Now Jean S and I have spent a fair bit of time trying to decode Mannian confidence intervals and I will no doubt be forgiven if I think it prudent to investigate how the “explicit statistical modeling of the error term” is done in RegEM. As far as I can tell, in Mann’s own calculations, the “explicit” modeling is simply two sigmas (but I have to re-check this.)
My main point here is to draw attention to the consideration of error terms in Schneider 2001 (Analysis of Incomplete Climate Data, available online at Tapio Schneider’s website), who proposed RegEM. In his section 6, Schneider tested estimated errors from his methodology against a simulated data from a climate model (page 866). In this case, Schneider considered data set consisting entirely of temperature data in which:
In each of the nine data sets, 3.3% of the values were missing.
Under these circumstances, he reported that his error estimates were biased too low:
The estimated rms relative imputation error was, on the average, 11% smaller than the actual rms relative imputation error.
The underestimation of the imputation error points to a general difficulty in estimating errors in ill-posed problems. Error estimates in ill-posed problems depend on the regularization method employed and on the regularization parameter, but one rarely has a priori reasons, independent of the particular dataset under consideration, for the choice of a regularization method and a regularization parameter. In addition to the uncertainty about the adequacy of the regression model (1), the uncertainties about the adequacy of the regularization method and of the regularization parameter contribute to the imputation error. Since in the estimated imputation error, these uncertainties are neglected, the estimated imputation error underestimates the actual imputation error.
…
This underestimation of the variances is a consequence of using the residual covariance matrix of the regularized regression model in place of the unknown conditional covariance matrix of the imputation error (cf. section 3a). The residual covariance matrix of the regularized regression model underestimates the conditional covariance matrix of the imputation error for the same reason that the estimate of the imputation error in the appendix underestimates the actual imputation error: the error estimates neglect the uncertainties about the regularization method and the regularization parameter. To be sure, the traces of the estimated covariance matrices, on the average, have a relative error of only about 1.8%, but for datasets in which a greater fraction of the values is missing, the underestimation of the variances will be greater.

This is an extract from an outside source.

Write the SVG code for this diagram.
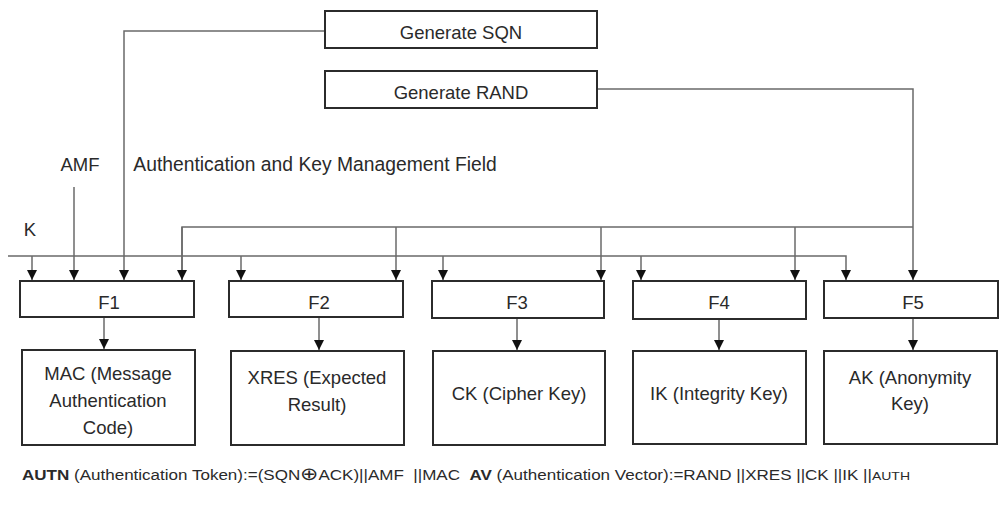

Now let’s compare this to MBH98. In the 15th century network we are estimating 1082 gridcells from 22 noisy proxies. In other words, Mann is going from a method that under-estimates error with 3.3% missing data to a situation where over 98% of the data is missing. Worse, it’s not “missing” data in the sense that you have actual measurements, but “proxies” whose connection to temperature is itself unproven in many cases.
If one actually reads Schneider’s exposition of RegEM, his caveats seem entirely consistent with the “flavor” problem of Burger and Cubasch. Having said that, I’m inclined to agree with the critics that the flavors are not as felicitously laid out as desirable, so it’s far from being the last word on the topic. I’ll re-visit the question of RE statistics on another occasion.